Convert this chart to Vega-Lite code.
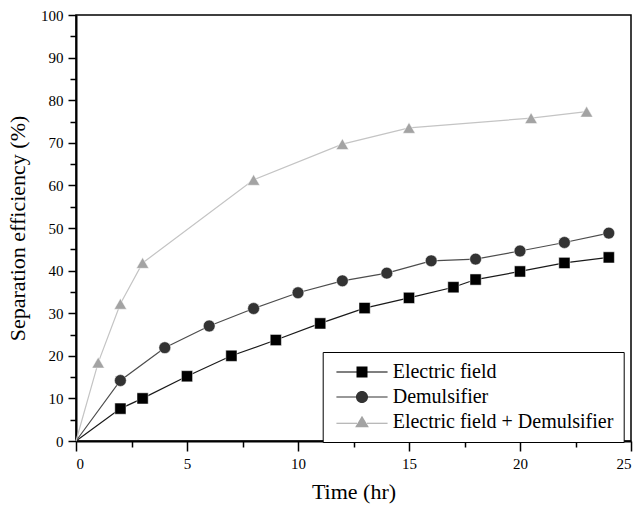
{
  "$schema": "https://vega.github.io/schema/vega-lite/v6.json",
  "width": 555,
  "height": 426,
  "autosize": "none",
  "padding": {"left": 76, "top": 15, "right": 8, "bottom": 64},
  "background": "white",
  "config": {
    "view": {"stroke": "#000", "strokeWidth": 1.5},
    "font": "Liberation Serif",
    "axis": {"grid": false, "domainColor": "#000", "tickColor": "#000", "labelColor": "#000", "titleColor": "#000", "labelFont": "Liberation Serif", "titleFont": "Liberation Serif", "titleFontWeight": "normal"}
  },
  "data": {"values": [
    {"series": "Electric field", "t": 0, "eff": 0},
    {"series": "Electric field", "t": 2, "eff": 7.6},
    {"series": "Electric field", "t": 3, "eff": 10},
    {"series": "Electric field", "t": 5, "eff": 15.2},
    {"series": "Electric field", "t": 7, "eff": 20},
    {"series": "Electric field", "t": 9, "eff": 23.7},
    {"series": "Electric field", "t": 11, "eff": 27.6},
    {"series": "Electric field", "t": 13, "eff": 31.2},
    {"series": "Electric field", "t": 15, "eff": 33.6},
    {"series": "Electric field", "t": 17, "eff": 36.1},
    {"series": "Electric field", "t": 18, "eff": 37.9},
    {"series": "Electric field", "t": 20, "eff": 39.8},
    {"series": "Electric field", "t": 22, "eff": 41.8},
    {"series": "Electric field", "t": 24, "eff": 43.1},
    {"series": "Demulsifier", "t": 0, "eff": 0},
    {"series": "Demulsifier", "t": 2, "eff": 14.2},
    {"series": "Demulsifier", "t": 4, "eff": 21.9},
    {"series": "Demulsifier", "t": 6, "eff": 27},
    {"series": "Demulsifier", "t": 8, "eff": 31.1},
    {"series": "Demulsifier", "t": 10, "eff": 34.8},
    {"series": "Demulsifier", "t": 12, "eff": 37.6},
    {"series": "Demulsifier", "t": 14, "eff": 39.4},
    {"series": "Demulsifier", "t": 16, "eff": 42.3},
    {"series": "Demulsifier", "t": 18, "eff": 42.7},
    {"series": "Demulsifier", "t": 20, "eff": 44.6},
    {"series": "Demulsifier", "t": 22, "eff": 46.6},
    {"series": "Demulsifier", "t": 24, "eff": 48.8},
    {"series": "Electric field + Demulsifier", "t": 0, "eff": 0},
    {"series": "Electric field + Demulsifier", "t": 1, "eff": 18.4},
    {"series": "Electric field + Demulsifier", "t": 2, "eff": 32.2},
    {"series": "Electric field + Demulsifier", "t": 3, "eff": 41.8},
    {"series": "Electric field + Demulsifier", "t": 8, "eff": 61.3},
    {"series": "Electric field + Demulsifier", "t": 12, "eff": 69.7},
    {"series": "Electric field + Demulsifier", "t": 15, "eff": 73.5},
    {"series": "Electric field + Demulsifier", "t": 20.5, "eff": 75.8},
    {"series": "Electric field + Demulsifier", "t": 23, "eff": 77.3}
  ]},
  "layer": [
    {
      "mark": {"type": "line", "strokeWidth": 1.2},
      "encoding": {
        "x": {"field": "t", "type": "quantitative", "scale": {"domain": [0, 25], "nice": false},
          "axis": {"values": [0, 5, 10, 15, 20, 25], "tickSize": 10, "tickWidth": 1.5, "domainWidth": 2, "labelFontSize": 15, "labelPadding": 5, "title": "Time (hr)", "titleFontSize": 22, "titlePadding": 10}},
        "y": {"field": "eff", "type": "quantitative", "scale": {"domain": [0, 100], "nice": false},
          "axis": {"values": [0, 10, 20, 30, 40, 50, 60, 70, 80, 90, 100], "tickSize": 8, "tickWidth": 1.5, "domainWidth": 2, "labelFontSize": 15, "labelPadding": 5, "title": "Separation efficiency (%)", "titleFontSize": 22, "titlePadding": 11}},
        "stroke": {"field": "series", "type": "nominal", "legend": null,
          "scale": {"domain": ["Electric field", "Demulsifier", "Electric field + Demulsifier"], "range": ["#1a1a1a", "#4d4d4d", "#c4c4c4"]}},
        "order": {"field": "t", "type": "quantitative"}
      }
    },
    {
      "transform": [{"filter": "datum.t > 0"}],
      "mark": {"type": "point", "filled": true, "opacity": 1, "stroke": "#ffffff", "strokeWidth": 0.5},
      "encoding": {
        "x": {"field": "t", "type": "quantitative",
          "axis": {"orient": "bottom", "values": [2.5, 7.5, 12.5, 17.5, 22.5], "tickSize": 6, "tickWidth": 1.5, "labels": false, "domain": false, "title": null}},
        "y": {"field": "eff", "type": "quantitative",
          "axis": {"orient": "left", "values": [5, 15, 25, 35, 45, 55, 65, 75, 85, 95], "tickSize": 6, "tickWidth": 1.5, "labels": false, "domain": false, "title": null}},
        "fill": {"field": "series", "type": "nominal", "legend": null,
          "scale": {"domain": ["Electric field", "Demulsifier", "Electric field + Demulsifier"], "range": ["#000000", "#333333", "#a3a3a3"]}},
        "shape": {"field": "series", "type": "nominal", "legend": null,
          "scale": {"domain": ["Electric field", "Demulsifier", "Electric field + Demulsifier"], "range": ["square", "circle", "triangle-up"]}},
        "size": {"field": "series", "type": "ordinal", "legend": null,
          "scale": {"domain": ["Electric field", "Demulsifier", "Electric field + Demulsifier"], "range": [125, 155, 230]}}
      }
    },
    {
      "transform": [{"filter": "datum.t < 0"}],
      "mark": {"type": "point", "filled": true, "opacity": 1, "size": 121},
      "encoding": {
        "x": {"field": "t", "type": "quantitative", "axis": null},
        "y": {"field": "eff", "type": "quantitative", "axis": null},
        "fill": {"field": "series", "type": "nominal",
          "scale": {"domain": ["Electric field", "Demulsifier", "Electric field + Demulsifier"], "range": ["#000000", "#333333", "#a3a3a3"]},
          "legend": {
            "title": null, "orient": "none", "legendX": 246.7, "legendY": 337,
            "strokeColor": "#000", "fillColor": "#fff", "padding": 10,
            "labelFont": "Liberation Serif", "labelFontSize": 20, "labelColor": "#000", "labelLimit": 400,
            "symbolSize": 121, "symbolOffset": 19.3, "labelOffset": 20.7, "rowPadding": 5
          }
        },
        "shape": {"field": "series", "type": "nominal",
          "scale": {"domain": ["Electric field", "Demulsifier", "Electric field + Demulsifier"],
            "range": [
              "M-4.65,-0.11H-1V-1H1V-0.11H4.65V0.11H1V1H-1V0.11H-4.65Z",
              "M-4.65,-0.11H-1.05V0.11H-4.65Z M1.05,-0.11H4.65V0.11H1.05Z M1.1,0A1.1,1.1 0 1,1 -1.1,0A1.1,1.1 0 1,1 1.1,0Z",
              "M-4.65,0.12H-0.9V0.34H-4.65Z M0.9,0.12H4.65V0.34H0.9Z M0,-1.15L1.25,0.95L-1.25,0.95Z"
            ]}}
      }
    }
  ],
  "resolve": {
    "axis": {"x": "independent", "y": "independent"},
    "scale": {"shape": "independent", "fill": "independent"}
  }
}
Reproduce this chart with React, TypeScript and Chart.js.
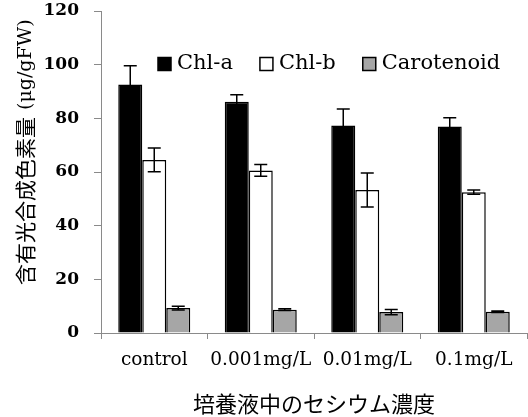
import { useEffect, useRef } from "react";
import { Chart, registerables } from "chart.js";

Chart.register(...registerables);

// Caesium concentration in the culture solution
const categories = ["control", "0.001mg/L", "0.01mg/L", "0.1mg/L"];

// Pigment content (µg/gFW) with standard errors
const chlA = [92.6, 86.2, 77.3, 77.0];
const chlAErr = [7.0, 2.6, 6.2, 3.2];
const chlB = [64.5, 60.6, 53.3, 52.5];
const chlBErr = [4.4, 2.2, 6.3, 0.8];
const carotenoid = [9.3, 8.7, 7.8, 7.9];
const carotenoidErr = [0.7, 0.3, 1.0, 0.3];

const seriesNames = ["Chl-a", "Chl-b", "Carotenoid"];
const seriesFills = ["#000000", "#ffffff", "#a6a6a6"];
const seriesErrors = [chlAErr, chlBErr, carotenoidErr];

const yMin = 0;
const yMax = 120;
const yStep = 20;

const yTitleMain = "含有光合成色素量";
const yTitleUnit = "(μg/gFW)";
const xTitle = "培養液中のセシウム濃度";

const AXIS_GRAY = "#8a8a8a";
const SERIF = "'DejaVu Serif', 'Liberation Serif', serif";
const CJK = "'Noto Sans CJK JP', 'Noto Sans', sans-serif";

// Symmetric error bars with caps, drawn on top of each bar
const errorBarPlugin = {
  id: "errorBars",
  afterDatasetsDraw(chart: any) {
    const ctx = chart.ctx;
    const yScale = chart.scales.y;
    ctx.save();
    ctx.strokeStyle = "#000";
    ctx.lineWidth = 1.5;
    chart.data.datasets.forEach((ds: any, i: number) => {
      const meta = chart.getDatasetMeta(i);
      const errs = seriesErrors[i];
      meta.data.forEach((bar: any, j: number) => {
        const v = ds.data[j];
        const e = errs[j];
        const yTop = yScale.getPixelForValue(v + e);
        const yBot = yScale.getPixelForValue(v - e);
        const x = bar.x;
        const half = 6.5;
        ctx.beginPath();
        ctx.moveTo(x, yTop);
        ctx.lineTo(x, yBot);
        ctx.moveTo(x - half, yTop);
        ctx.lineTo(x + half, yTop);
        ctx.moveTo(x - half, yBot);
        ctx.lineTo(x + half, yBot);
        ctx.stroke();
      });
    });
    ctx.restore();
  },
};

// Legend row drawn inside the plot area
const legendPlugin = {
  id: "inlineLegend",
  afterDraw(chart: any) {
    const ctx = chart.ctx;
    const area = chart.chartArea;
    const box = 13;
    let x = area.left + 57;
    const cy = area.top + 53;
    ctx.save();
    ctx.font = `21px ${SERIF}`;
    ctx.textBaseline = "middle";
    ctx.textAlign = "left";
    chart.data.datasets.forEach((ds: any) => {
      ctx.fillStyle = ds.backgroundColor;
      ctx.fillRect(x, cy - box / 2, box, box);
      ctx.strokeStyle = "#000";
      ctx.lineWidth = 1.5;
      ctx.strokeRect(x, cy - box / 2, box, box);
      x += box + 6;
      ctx.fillStyle = "#000";
      ctx.fillText(ds.label, x, cy);
      x += ctx.measureText(ds.label).width + 27;
    });
    ctx.restore();
  },
};

// Rotated y-axis title: Japanese label followed by the unit
const yTitlePlugin = {
  id: "yTitle",
  afterDraw(chart: any) {
    const ctx = chart.ctx;
    const area = chart.chartArea;
    ctx.save();
    ctx.translate(25, area.bottom - 48);
    ctx.rotate(-Math.PI / 2);
    ctx.fillStyle = "#000";
    ctx.textBaseline = "middle";
    ctx.textAlign = "left";
    ctx.font = `21px ${CJK}`;
    ctx.fillText(yTitleMain, 0, 0);
    const w = ctx.measureText(yTitleMain).width;
    ctx.font = `19px ${SERIF}`;
    ctx.fillText(yTitleUnit, w + 7, 1);
    ctx.restore();
  },
};

export default function App() {
  const canvasRef = useRef<HTMLCanvasElement | null>(null);

  useEffect(() => {
    const canvas = canvasRef.current;
    if (!canvas) return;
    const chart = new Chart(canvas, {
      type: "bar",
      data: {
        labels: categories,
        datasets: [chlA, chlB, carotenoid].map((values, i) => ({
          label: seriesNames[i],
          data: values,
          backgroundColor: seriesFills[i],
          borderColor: "#000",
          borderWidth: 1.5,
          barPercentage: 1,
          categoryPercentage: 0.676,
        })),
      },
      options: {
        responsive: false,
        animation: false,
        layout: { padding: { top: 0, right: 1, left: 0, bottom: 0 } },
        plugins: {
          legend: { display: false },
          tooltip: { enabled: false },
        },
        scales: {
          x: {
            afterFit: (scale: any) => {
              scale.height = 84;
              scale.paddingLeft = 0;
              scale.paddingRight = 0;
            },
            border: { color: AXIS_GRAY, width: 1 },
            grid: {
              offset: true,
              drawOnChartArea: false,
              drawTicks: true,
              tickLength: 6,
              color: AXIS_GRAY,
            },
            ticks: {
              color: "#000",
              padding: 10,
              autoSkip: false,
              maxRotation: 0,
              minRotation: 0,
              font: { family: SERIF, size: 18.5 },
            },
            title: {
              display: true,
              text: xTitle,
              color: "#000",
              padding: { top: 0, bottom: 0 },
              font: { family: CJK, size: 22 },
            },
          },
          y: {
            min: yMin,
            max: yMax,
            afterFit: (scale: any) => {
              scale.width = 101;
              scale.paddingTop = 11;
              scale.paddingBottom = 0;
            },
            border: { color: AXIS_GRAY, width: 1 },
            grid: {
              drawOnChartArea: false,
              drawTicks: true,
              tickLength: 7,
              color: AXIS_GRAY,
            },
            ticks: {
              stepSize: yStep,
              color: "#000",
              padding: 15,
              font: { family: SERIF, size: 17, weight: "bold" },
            },
          },
        },
      },
      plugins: [errorBarPlugin, legendPlugin, yTitlePlugin],
    });
    return () => chart.destroy();
  }, []);

  return (
    <div style={{ position: "absolute", left: 0, top: 0, width: 528, height: 417, background: "#fff" }}>
      <canvas ref={canvasRef} width={528} height={417} />
    </div>
  );
}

■ EXERCISE
All lines above from the one containing "Reproduce this chart" through the one containing "CJK JP', 'Noto" are to be quoted exactly, and only those; pictures are left out.

■ TASK OUTPUT
Reproduce this chart with React, TypeScript and Chart.js.
import { useEffect, useRef } from "react";
import { Chart, registerables } from "chart.js";

Chart.register(...registerables);

// Caesium concentration in the culture solution
const categories = ["control", "0.001mg/L", "0.01mg/L", "0.1mg/L"];

// Pigment content (µg/gFW) with standard errors
const chlA = [92.6, 86.2, 77.3, 77.0];
const chlAErr = [7.0, 2.6, 6.2, 3.2];
const chlB = [64.5, 60.6, 53.3, 52.5];
const chlBErr = [4.4, 2.2, 6.3, 0.8];
const carotenoid = [9.3, 8.7, 7.8, 7.9];
const carotenoidErr = [0.7, 0.3, 1.0, 0.3];

const seriesNames = ["Chl-a", "Chl-b", "Carotenoid"];
const seriesFills = ["#000000", "#ffffff", "#a6a6a6"];
const seriesErrors = [chlAErr, chlBErr, carotenoidErr];

const yMin = 0;
const yMax = 120;
const yStep = 20;

const yTitleMain = "含有光合成色素量";
const yTitleUnit = "(μg/gFW)";
const xTitle = "培養液中のセシウム濃度";

const AXIS_GRAY = "#8a8a8a";
const SERIF = "'DejaVu Serif', 'Liberation Serif', serif";
const CJK = "'Noto Sans CJK JP', 'Noto Sans', sans-serif";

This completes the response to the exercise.